Patel is not the first insurgent to go against Maloney. In 2010, a corporate attorney named Reshma Saujani, then 35, challenged Maloney as a change candidate. She lost by a 4-to-1 landslide, effectively slamming the door on primary challenges.

The new liberal energy in the era of President Trump has cracked that door open again, especially in districts where Democrats are prohibitively favored to win in November. Both Maloney and Rep. Joseph Crowley (D-N.Y.) are facing challengers, as is Rep. Michael E. Capuano (D-Mass.) and several reliably liberal members of the party’s California delegation.

Insurgents lost three Democratic primary battles in Illinois last month, with Reps. Danny K. Davis,  Mike Quigley and Daniel Lipinski surviving the tightest races of their careers. None had serious Republican opponents; in New York, no Republicans whatsoever are running against Maloney and Crowley.

For Maloney, the key was that they survived — and that she had voted reliably with her district. In the past two weeks, Maloney held two forums on gun-control legislation alongside students and movement leaders, walking them through what could be passed in Congress and thanking them for organizing while Republican politicians dithered.

“You don’t have to be a member of Congress to get things done,” Maloney said in an interview after one of the forums. “When someone runs for office, you can ask: Do they have a record of doing anything to help other people? Have they served on their block association? Have they come up with ideas to help their neighborhood? A lot of people are running for Congress, and they’ve never done anything.”

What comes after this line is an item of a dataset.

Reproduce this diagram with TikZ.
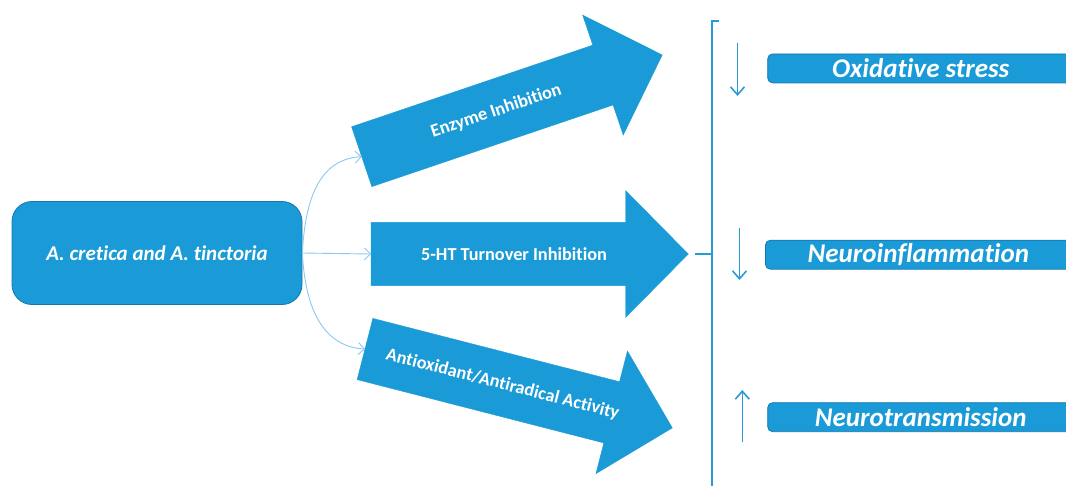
\documentclass[tikz,border=0pt]{standalone}
\usepackage{fontspec}
\setmainfont{Carlito}[Ligatures=NoCommon]
\usetikzlibrary{arrows.meta}
\definecolor{boxblue}{RGB}{26,155,215}
\definecolor{edgeblue}{RGB}{20,120,175}
\definecolor{linkblue}{RGB}{140,200,238}
\definecolor{markblue}{RGB}{40,155,215}
% block arrow: tail centre at the origin, pointing along +x
\newcommand{\blockarrow}{%
  (0,-31.6) -- (254.7,-31.6) -- (254.7,-63.3) -- (317.3,0) --
  (254.7,63.3) -- (254.7,31.6) -- (0,31.6) -- cycle}
\tikzset{
  mainbox/.style={draw=edgeblue, line width=0.8pt, fill=boxblue, rounded corners=20pt,
    minimum width=290pt, minimum height=103pt, text=white,
    font=\fontsize{21}{24}\selectfont\bfseries\itshape},
  effbox/.style={draw=edgeblue, line width=0.8pt, fill=boxblue, rounded corners=5pt,
    minimum width=306pt, minimum height=29pt, anchor=west, inner sep=0pt, text=white,
    font=\fontsize{27}{29}\selectfont\bfseries\itshape},
  arrowbody/.style={fill=boxblue, draw=boxblue, line width=0.4pt},
  arrowlabel/.style={text=white, font=\fontsize{18.3}{20}\selectfont\bfseries, inner sep=0pt},
  link/.style={draw=linkblue, line width=0.9pt, -{Straight Barb[length=6pt,width=12pt,line width=0.9pt]}},
  bracketline/.style={draw=markblue, line width=2pt},
  trend/.style={draw=markblue, line width=1.6pt, -{Straight Barb[length=8pt,width=14pt,line width=1.6pt]}}
}
\begin{document}
\begin{tikzpicture}[x=1pt,y=-1pt]
\useasboundingbox (0,0) rectangle (1066,485);
\clip (0,0) rectangle (1066,485);

% source box
\node[mainbox] (src) at (157,253) {A. cretica and A. tinctoria};

% three block arrows with their labels
\begin{scope}[shift={(361.7,156.7)}, rotate=18.7]
  \fill[arrowbody] \blockarrow;
  \coordinate (enzTail) at (0,0);
  \coordinate (enzTip) at (317.3,0);
  \node[arrowlabel, rotate=18.7] (enz) at (142,0) {Enzyme Inhibition};
\end{scope}
\begin{scope}[shift={(371,254)}]
  \fill[arrowbody] \blockarrow;
  \coordinate (htTail) at (0,0);
  \coordinate (htTip) at (317.3,0);
  \node[arrowlabel] (ht) at (143,0) {5-HT Turnover Inhibition};
\end{scope}
\begin{scope}[shift={(365,349)}, rotate=-14.4]
  \fill[arrowbody] \blockarrow;
  \coordinate (antTail) at (0,0);
  \coordinate (antTip) at (317.3,0);
  \node[arrowlabel, rotate=-14.4] (ant) at (142,0) {Antioxidant/Antiradical Activity};
\end{scope}

% connectors from the source box
\draw[link] (src.east) .. controls +(3,-62) and +(-38,2) .. (enzTail);
\draw[link] (src.east) -- (htTail);
\draw[link] (src.east) .. controls +(3,62) and +(-38,-2) .. (antTail);

% bracket collecting the effects
\coordinate (bTop) at (711.7,20.5);
\coordinate (bHook) at (718.5,20.5);
\coordinate (bMid) at (711.7,254);
\coordinate (bTick) at (695,254);
\coordinate (bBot) at (711.7,495);
\draw[bracketline] (bHook) -- (bTop) -- (bBot);
\draw[bracketline] (bTick) -- (bMid);

% trend arrows
\coordinate (t1a) at (737.5,43); \coordinate (t1b) at (737.5,96);
\coordinate (t2a) at (739.5,228); \coordinate (t2b) at (739.5,280);
\coordinate (t3a) at (742.3,442); \coordinate (t3b) at (742.3,390);
\draw[trend] (t1a) -- (t1b);
\draw[trend] (t2a) -- (t2b);
\draw[trend] (t3a) -- (t3b);

% effect boxes
\node[effbox] (ox) at (767.3,68.4) {Oxidative stress};
\node[effbox] (ni) at (765,254.7) {Neuroinflammation};
\node[effbox] (nt) at (767.3,417.2) {Neurotransmission};
\end{tikzpicture}
\end{document}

Maloney’s campaign has not been subtle about putting Patel in that category. The candidate, who teaches at New York University, had registered to vote in Indiana as recently as 2016. On Instagram, Patel had made an awkward joke about buying a “promise ring” for the gymnast McKayla Maroney; it wound up in the New York Post. (Patel laughed off the controversy, saying he wouldn’t be “cyberbullied” out of the campaign.)

Another Maloney attack had been a misfire. Last month, when dismissing the candidate’s fundraising numbers, Maloney joked that there were “a lot of Patels” in his FEC report. Patel got the best coverage of his campaign, telling BuzzFeed that “I didn’t realize Rep. Maloney hired Steve Bannon as her campaign strategist.”

Maloney dropped that line. She did not ignore Patel, either — she showed up at Democratic clubs to face him in Q&As and won endorsements that advertised her voting record.

“Carolyn Maloney is a leading progressive who gets results,” said Maloney spokesman Bob Liff. “She’s authored or co-authored over 70 measures that have been signed into law, including the James Zadrogra 9/11 Health and Compensation Act, the Credit Card Accountability Responsibility and Disclosure Act, and the Debbie Smith Act, and is a champion for women’s rights, LGBTQ equality, Medicare for All, and more. That’s why she’s being supported by the Congressional Progressive Caucus, NARAL, the AFL-CIO, and other progressive organizations.”

But in districts like the 12th, Democratic activists wonder whether they can have more than that. In Crowley’s race, challenger Alexandria Ocasio-Cortez has taken credit for the incumbent signing onto the House’s Medicare for All bill, and gotten national attention for calling for the end of the Immigrations and Customs Enforcement agency. (Crowley had not backed previous versions of HR696, the Medicare bill, but signed on this year before Ocasio-Cortez called for it.)

Patel has urged liberal voters to look deeper into Maloney’s record, starting with her vote to authorize the war in Iraq, continuing with her opposition to the Iran nuclear deal, an issue that could rise in importance before the Democratic primary in June.

“My position on Iran is the same as Barack Obama’s,” Patel said. “Hers is the same as Donald Trump’s.”

A spokesman for Maloney pointed out that in October, she had opposed the idea of revisiting or tearing up the Iran deal.